◆ Your task: Skip all pictures. Write out the data below from its first line through the line that contains "const barColors = districts.map(d".

◆ Recorded information:
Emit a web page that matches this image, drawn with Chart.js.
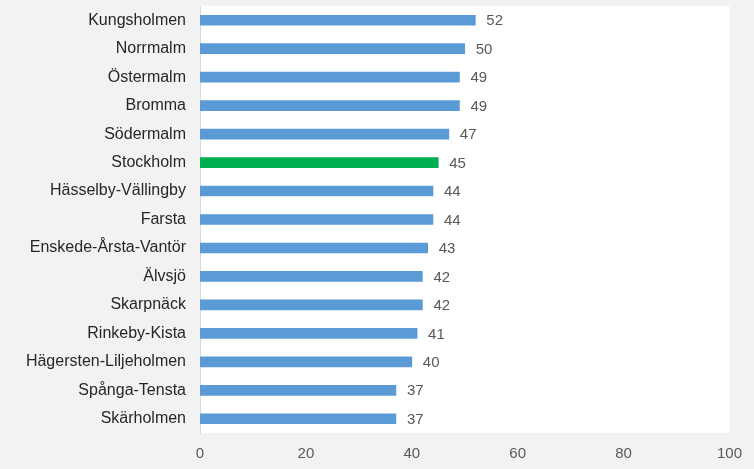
<!DOCTYPE html>
<html>
<head>
<meta charset="utf-8">
<script src="https://cdn.jsdelivr.net/npm/chart.js@4/dist/chart.umd.min.js"></script>
<style>
  html, body { margin: 0; padding: 0; background: #f2f2f2; }
  #wrap { width: 754px; height: 469px; }
</style>
</head>
<body>
<div id="wrap"><canvas id="bar_chart" width="754" height="469"></canvas></div>
<script>
// data
const districts = ['Kungsholmen', 'Norrmalm', 'Östermalm', 'Bromma', 'Södermalm', 'Stockholm',
    'Hässelby-Vällingby', 'Farsta', 'Enskede-Årsta-Vantör', 'Älvsjö', 'Skarpnäck',
    'Rinkeby-Kista', 'Hägersten-Liljeholmen', 'Spånga-Tensta', 'Skärholmen'];
const values = [52, 50, 49, 49, 47, 45, 44, 44, 43, 42, 42, 41, 40, 37, 37];
const xTicks = [0, 20, 40, 60, 80, 100];

const FONT = "'Liberation Sans', sans-serif";
const barColors = districts.map(d => d === 'Stockholm' ? '#00b050' : '#5b9bd5');

// white plot area + value labels
const plotBg = {
    id: 'plotBg',
    beforeDraw: function (chart) {
        const a = chart.chartArea;
        const ctx = chart.ctx;
        ctx.save();
        ctx.fillStyle = '#ffffff';
        ctx.fillRect(a.left, a.top, a.right - a.left, a.bottom - a.top);
        ctx.restore();
    },
    afterDatasetsDraw: function (chart) {
        const ctx = chart.ctx;
        const meta = chart.getDatasetMeta(0);
        ctx.save();
        ctx.fillStyle = '#595959';
        ctx.font = '15px ' + FONT;
        ctx.textAlign = 'left';
        ctx.textBaseline = 'middle';
        meta.data.forEach(function (bar, i) {
            ctx.fillText(String(values[i]), bar.x + 11, bar.y + 1);
        });
        ctx.restore();
    }
};

var ctx = document.getElementById('bar_chart').getContext('2d');
window.myBar = new Chart(ctx, {
    type: 'bar',
    data: {
        labels: districts,
        datasets: [{
            data: values,
            backgroundColor: barColors,
            barThickness: 10
        }]
    },
    options: {
        indexAxis: 'y',
        responsive: false,
        animation: false,
        layout: { padding: { top: 6, right: 24, left: 0, bottom: 0 } },
        plugins: { legend: { display: false }, tooltip: { enabled: false } },
        scales: {
            x: {
                min: 0,
                max: 100,
                afterBuildTicks: function (scale) {
                    scale.ticks = xTicks.map(v => ({ value: v }));
                },
                afterFit: function (scale) { scale.height = 36; },
                grid: { display: false, drawTicks: false },
                border: { display: false },
                ticks: { color: '#595959', font: { family: FONT, size: 15 }, padding: 12 }
            },
            y: {
                afterFit: function (scale) {
                    scale.width = 200;
                    scale.paddingTop = 0;
                    scale.paddingBottom = 0;
                },
                grid: { display: false, drawTicks: false },
                border: { display: true, color: '#d9d9d9', width: 1 },
                ticks: { color: '#262626', font: { family: FONT, size: 16 }, padding: 14 }
            }
        }
    },
    plugins: [plotBg]
});
</script>
</body>
</html>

◆ Result of the task:
Emit a web page that matches this image, drawn with Chart.js.
<!DOCTYPE html>
<html>
<head>
<meta charset="utf-8">
<script src="https://cdn.jsdelivr.net/npm/chart.js@4/dist/chart.umd.min.js"></script>
<style>
  html, body { margin: 0; padding: 0; background: #f2f2f2; }
  #wrap { width: 754px; height: 469px; }
</style>
</head>
<body>
<div id="wrap"><canvas id="bar_chart" width="754" height="469"></canvas></div>
<script>
// data
const districts = ['Kungsholmen', 'Norrmalm', 'Östermalm', 'Bromma', 'Södermalm', 'Stockholm',
    'Hässelby-Vällingby', 'Farsta', 'Enskede-Årsta-Vantör', 'Älvsjö', 'Skarpnäck',
    'Rinkeby-Kista', 'Hägersten-Liljeholmen', 'Spånga-Tensta', 'Skärholmen'];
const values = [52, 50, 49, 49, 47, 45, 44, 44, 43, 42, 42, 41, 40, 37, 37];
const xTicks = [0, 20, 40, 60, 80, 100];

const FONT = "'Liberation Sans', sans-serif";
const barColors = districts.map(d => d === 'Stockholm' ? '#00b050' : '#5b9bd5');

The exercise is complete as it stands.